Note that $\Bbb Z_p(u) \subseteq F$, and since $f$ is irreducible over $\Bbb Z_p$, we have: $[\Bbb Z_p(u): \Bbb Z_p] = \text{deg }f = m$. So, as a vector space over the field $\Bbb Z_p$, $\Bbb Z_p(u)$ has $m$ "coordinates" (we have $m$ basis vectors), and we may freely choose any of the $p$ elements of $\Bbb Z_p$ for each coordinate, giving $p^m$ vectors in all.
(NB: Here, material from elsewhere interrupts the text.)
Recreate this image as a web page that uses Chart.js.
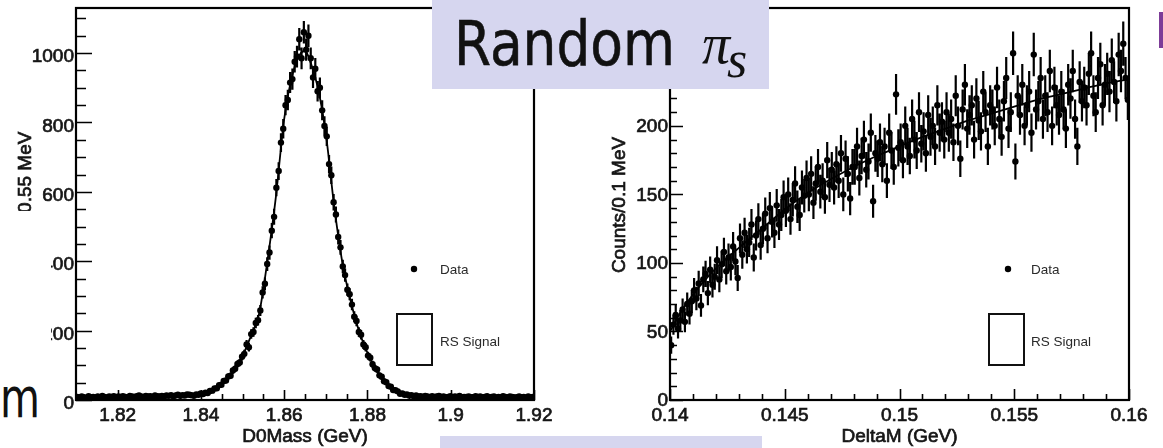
<!DOCTYPE html>
<html><head><meta charset="utf-8">
<script src="https://cdn.jsdelivr.net/npm/chart.js@4.4.1/dist/chart.umd.min.js"></script>
<style>
html,body{margin:0;padding:0;background:#fff;width:1163px;height:448px;overflow:hidden;position:relative}
canvas{position:absolute;left:0;top:0}
svg{position:absolute;left:0;top:0;pointer-events:none}
</style></head>
<body>
<canvas id="c1" width="1163" height="448"></canvas>
<canvas id="c2" width="1163" height="448"></canvas>
<svg width="1163" height="448" viewBox="0 0 1163 448">
  <rect x="0" y="211" width="51" height="237" fill="#ffffff"/>
  <text x="0" y="417" font-family="DejaVu Sans" font-size="55" fill="#111" textLength="40" lengthAdjust="spacingAndGlyphs">m</text>
  <rect x="432" y="0" width="337" height="89" fill="#d6d6ef"/>
  <text x="454" y="65" font-family="DejaVu Sans" font-size="63" fill="#111" stroke="#111" stroke-width="0.6" textLength="221" lengthAdjust="spacingAndGlyphs">Random</text>
  <text x="702" y="63" font-family="Liberation Serif" font-style="italic" font-size="56" fill="#111">π</text>
  <text x="727" y="77" font-family="Liberation Serif" font-style="italic" font-size="52" fill="#111">s</text>
  <rect x="440" y="436" width="322" height="12" fill="#d6d6ef"/>
  <rect x="1159" y="12" width="4" height="36" fill="#7d3c98"/>
</svg>
<script>
// ---------- D0 mass histogram (left) ----------
const d0BinLow = 1.81;
const d0BinWidth = 0.00055;
const d0MassCounts = [
9,7,10,8,6,11,8,9,7,10,
8,12,9,7,10,9,11,8,10,9,
11,9,8,12,10,9,11,13,10,9,
12,10,11,9,13,11,10,12,11,13,
12,14,11,13,15,12,14,13,16,15,
14,12,16,15,19,17,21,20,26,27,
33,34,43,44,55,56,68,70,85,90,
104,108,125,133,160,152,190,196,222,230,
258,310,335,392,425,488,528,612,660,742,
782,850,865,915,925,975,990,1040,985,1060,
1010,1050,985,930,955,890,900,835,790,760,
680,648,570,535,470,440,385,360,318,305,
275,240,228,196,188,160,152,128,122,103,
92,88,71,67,54,51,40,38,29,28,
25,18,19,15,16,13,14,11,13,10,
11,9,12,10,8,11,9,10,12,9,
10,8,9,11,7,10,9,12,8,9,
9,10,8,7,11,9,10,8,9,11,
8,9,10,7,9,8,11,9,8,10,
9,7,8,10,8,9,7,10,8,9];
const d0FitMass = [1.810,1.820,1.830,1.835,1.838,1.840,1.842,1.844,1.846,1.848,1.850,1.852,1.854,1.856,1.858,1.860,1.862,1.864,1.865,1.866,1.868,1.870,1.872,1.874,1.876,1.878,1.880,1.882,1.884,1.886,1.888,1.890,1.895,1.900,1.910,1.920];
const d0FitCounts = [8,8,9,11,14,17,24,38,58,88,127,184,250,403,585,810,938,1000,1006,985,905,768,560,394,284,198,136,90,56,32,19,14,11,10,9,8];
const d0XTicks = [1.82,1.84,1.86,1.88,1.9,1.92];
const d0XTickLabels = ['1.82','1.84','1.86','1.88','1.9','1.92'];
const d0YTicks = [0,200,400,600,800,1000];
const d0YTickLabels = ['0','200','400','600','800','1000'];

// ---------- DeltaM histogram (right) ----------
const dmBinLow = 0.14;
const dmBinWidth = 0.0001;
const deltaMCounts = [
40,55,62,52,58,66,57,70,63,72,
80,74,85,69,88,92,78,95,84,90,
102,88,99,108,94,104,97,112,101,89,
118,106,122,110,115,128,104,120,132,113,
125,136,118,140,130,122,142,128,135,148,
138,150,132,146,158,141,135,155,149,162,
150,165,144,158,170,152,160,148,175,157,
168,155,172,160,180,150,176,165,147,170,
170,185,162,178,190,168,174,195,145,180,
176,188,172,185,160,195,182,170,223,184,
188,175,200,185,178,205,190,182,210,187,
196,180,208,192,200,185,215,195,203,190,
210,195,205,188,222,200,176,212,230,198,
208,215,190,220,204,196,225,210,185,215,
212,200,228,205,192,218,235,198,210,253,
174,222,208,230,200,215,225,195,252,212,
218,235,205,222,210,240,200,228,215,208,
225,212,198,230,220,240,205,185,232,218,
228,215,238,253,222,210,235,245,215,230,
238,225,248,232,218,252,240,260,235,219];
const dmFitX = [0.1400,0.1405,0.1410,0.1415,0.1420,0.1430,0.1440,0.1450,0.1460,0.1470,0.1480,0.1490,0.1500,0.1510,0.1520,0.1530,0.1540,0.1550,0.1560,0.1570,0.1580,0.1590,0.1600];
const dmFitY = [50,65,77,87,96,111,125,139,151,161,170,178,185,192,198,204,209,214,219,223,227,231,234];
const dmXTicks = [0.14,0.145,0.15,0.155,0.16];
const dmXTickLabels = ['0.14','0.145','0.15','0.155','0.16'];
const dmYTicks = [0,50,100,150,200];
const dmYTickLabels = ['0','50','100','150','200'];

const legendLabels = ['Data','RS Signal'];

function boldText(ctx, txt, x, y){
  ctx.strokeText(txt, x, y);
  ctx.fillText(txt, x, y);
}

function makeRootPlugin(s){
  return {
    id: 'rootStyle',
    beforeDatasetsDraw(chart){
      const {ctx, scales:{x,y}} = chart;
      ctx.save();
      ctx.strokeStyle = '#000';
      ctx.lineWidth = 2.2;
      ctx.beginPath();
      s.counts.forEach((v,i)=>{
        const xv = s.binLow + (i+0.5)*s.binWidth;
        const px = x.getPixelForValue(xv);
        const py = y.getPixelForValue(v);
        const e = Math.sqrt(v); // Poisson error bar
        ctx.moveTo(px, y.getPixelForValue(v+e));
        ctx.lineTo(px, y.getPixelForValue(Math.max(v-e,0)));
        ctx.moveTo(x.getPixelForValue(xv - s.binWidth/2), py);
        ctx.lineTo(x.getPixelForValue(xv + s.binWidth/2), py);
      });
      ctx.stroke();
      ctx.restore();
    },
    afterDraw(chart){
      const {ctx, chartArea:a, scales:{x,y}} = chart;
      ctx.save();
      ctx.strokeStyle = '#000';
      ctx.lineWidth = 1.6;
      ctx.beginPath();
      const nx = Math.round((s.xMax - s.xMin)/s.xMinor);
      for(let k=0;k<=nx;k++){
        const v = s.xMin + k*s.xMinor;
        const major = s.xTicks.some(t=>Math.abs(t-v) < s.xMinor*0.01);
        const px = Math.round(x.getPixelForValue(v))+0.5;
        ctx.moveTo(px, a.bottom);
        ctx.lineTo(px, a.bottom - (major ? s.xMajorLen : s.xMinorLen));
      }
      const ny = Math.floor((s.yMax - s.yMin)/s.yMinor + 1e-9);
      for(let k=0;k<=ny;k++){
        const v = s.yMin + k*s.yMinor;
        const major = s.yTicks.some(t=>Math.abs(t-v) < s.yMinor*0.01);
        const py = Math.round(y.getPixelForValue(v))+0.5;
        ctx.moveTo(a.left, py);
        ctx.lineTo(a.left + (major ? s.yMajorLen : s.yMinorLen), py);
      }
      ctx.stroke();
      ctx.lineWidth = 2.2;
      ctx.strokeRect(a.left, a.top, a.right - a.left, a.bottom - a.top);

      ctx.fillStyle = '#151515';
      ctx.strokeStyle = '#151515';
      ctx.lineWidth = 0.7;
      ctx.font = '19px "Liberation Sans", Arial, sans-serif';
      ctx.textAlign = 'center';
      ctx.textBaseline = 'middle';
      s.xTicks.forEach((t,i)=> boldText(ctx, s.xTickLabels[i], x.getPixelForValue(t), a.bottom + 16));
      ctx.textAlign = 'right';
      s.yTicks.forEach((t,i)=> boldText(ctx, s.yTickLabels[i], a.left - 2, y.getPixelForValue(t) + s.yLabelDy));
      ctx.textAlign = 'center';
      boldText(ctx, s.xTitle, (a.left + a.right)/2, a.bottom + 37);
      ctx.save();
      ctx.translate(a.left - 50, (a.top + a.bottom)/2 + 1);
      ctx.rotate(-Math.PI/2);
      boldText(ctx, s.yTitle, 0, 0);
      ctx.restore();

      // legend
      ctx.fillStyle = '#000';
      ctx.beginPath();
      ctx.arc(a.left + 338, a.top + 261, 3.2, 0, Math.PI*2);
      ctx.fill();
      ctx.lineWidth = 2;
      ctx.strokeStyle = '#111';
      ctx.strokeRect(a.left + s.legRect, a.top + 306, 35, 51);
      ctx.fillStyle = '#2a2a2a';
      ctx.font = '13.5px "Liberation Sans", Arial, sans-serif';
      ctx.textAlign = 'left';
      ctx.fillText(legendLabels[0], a.left + s.legText, a.top + 262);
      ctx.fillText(legendLabels[1], a.left + s.legText, a.top + 334);
      ctx.restore();
    }
  };
}

function makeChart(id, s){
  const pts = s.counts.map((v,i)=>({x: s.binLow + (i+0.5)*s.binWidth, y: v}));
  const fit = s.fitX.map((xv,i)=>({x: xv, y: s.fitY[i]}));
  return new Chart(document.getElementById(id), {
    type: 'scatter',
    data: {
      datasets: [
        {label: 'Fit', data: fit, showLine: true, pointRadius: 0, borderColor: '#000', borderWidth: 1.8, cubicInterpolationMode: 'monotone', fill: false, order: 0},
        {label: 'Data', data: pts, pointRadius: 3.2, pointBackgroundColor: '#000', pointBorderWidth: 0, order: 1}
      ]
    },
    options: {
      responsive: false,
      animation: false,
      devicePixelRatio: 1,
      layout: {padding: s.padding},
      plugins: {legend: {display: false}, tooltip: {enabled: false}},
      scales: {
        x: {type: 'linear', min: s.xMin, max: s.xMax, display: false},
        y: {type: 'linear', min: s.yMin, max: s.yMax, display: false}
      }
    },
    plugins: [makeRootPlugin(s)]
  });
}

makeChart('c1', {
  counts: d0MassCounts, binLow: d0BinLow, binWidth: d0BinWidth,
  fitX: d0FitMass, fitY: d0FitCounts,
  xMin: 1.81, xMax: 1.92, yMin: 0, yMax: 1130,
  xTicks: d0XTicks, xTickLabels: d0XTickLabels, xMinor: 0.005,
  yTicks: d0YTicks, yTickLabels: d0YTickLabels, yMinor: 50,
  xMajorLen: 10, xMinorLen: 6, yMajorLen: 16, yMinorLen: 10, yLabelDy: 4,
  xTitle: 'D0Mass (GeV)', yTitle: 'Counts/0.55 MeV',
  legRect: 321, legText: 364,
  padding: {left: 76, top: 8, right: 1163 - 534, bottom: 48}
});

makeChart('c2', {
  counts: deltaMCounts, binLow: dmBinLow, binWidth: dmBinWidth,
  fitX: dmFitX, fitY: dmFitY,
  xMin: 0.14, xMax: 0.16, yMin: 0, yMax: 286,
  xTicks: dmXTicks, xTickLabels: dmXTickLabels, xMinor: 0.001,
  yTicks: dmYTicks, yTickLabels: dmYTickLabels, yMinor: 10,
  xMajorLen: 11, xMinorLen: 6, yMajorLen: 13, yMinorLen: 7, yLabelDy: 1,
  xTitle: 'DeltaM (GeV)', yTitle: 'Counts/0.1 MeV',
  legRect: 319, legText: 361,
  padding: {left: 670, top: 8, right: 1163 - 1129, bottom: 48}
});
</script>
</body></html>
On the other hand, elements of $F$ are of the form:
$a_0 + a_1x +\cdots + a_{m-1}x^{m-1} + \langle f\rangle$
$= a_0 + a_1u + \cdots + a_{m-1}u^{m-1}$, so we see the powers of $u$ span $F$, thus $\Bbb Z_p(u) = F$ ($\Bbb Z_p$-linear independence of these powers is guaranteed by the irreducibility of $f$, which is of minimal degree for $u$).
Now $F^{\ast}$ is a finite group (under multiplication) of order $p^m - 1$. It follows (from Lagrange) that for all $\alpha \in F^{\ast}$ we have:
$\alpha^{p^m - 1} - 1 = 0$, and thus all elements (including $u$) of $F$ are roots of:
$x(x^{p^m - 1} - 1) = x^{p^m} - x$.
Since $f$ is the minimal polynomial for $u$ (over $\Bbb Z_p$), it follows that $f|(x^{p^m} - x)$, that is, we may take $n = \text{deg }f$ (minimal polynomials divide any annihilating polynomial-this is easy to see from the division algorithm and the minimal degree of $f$).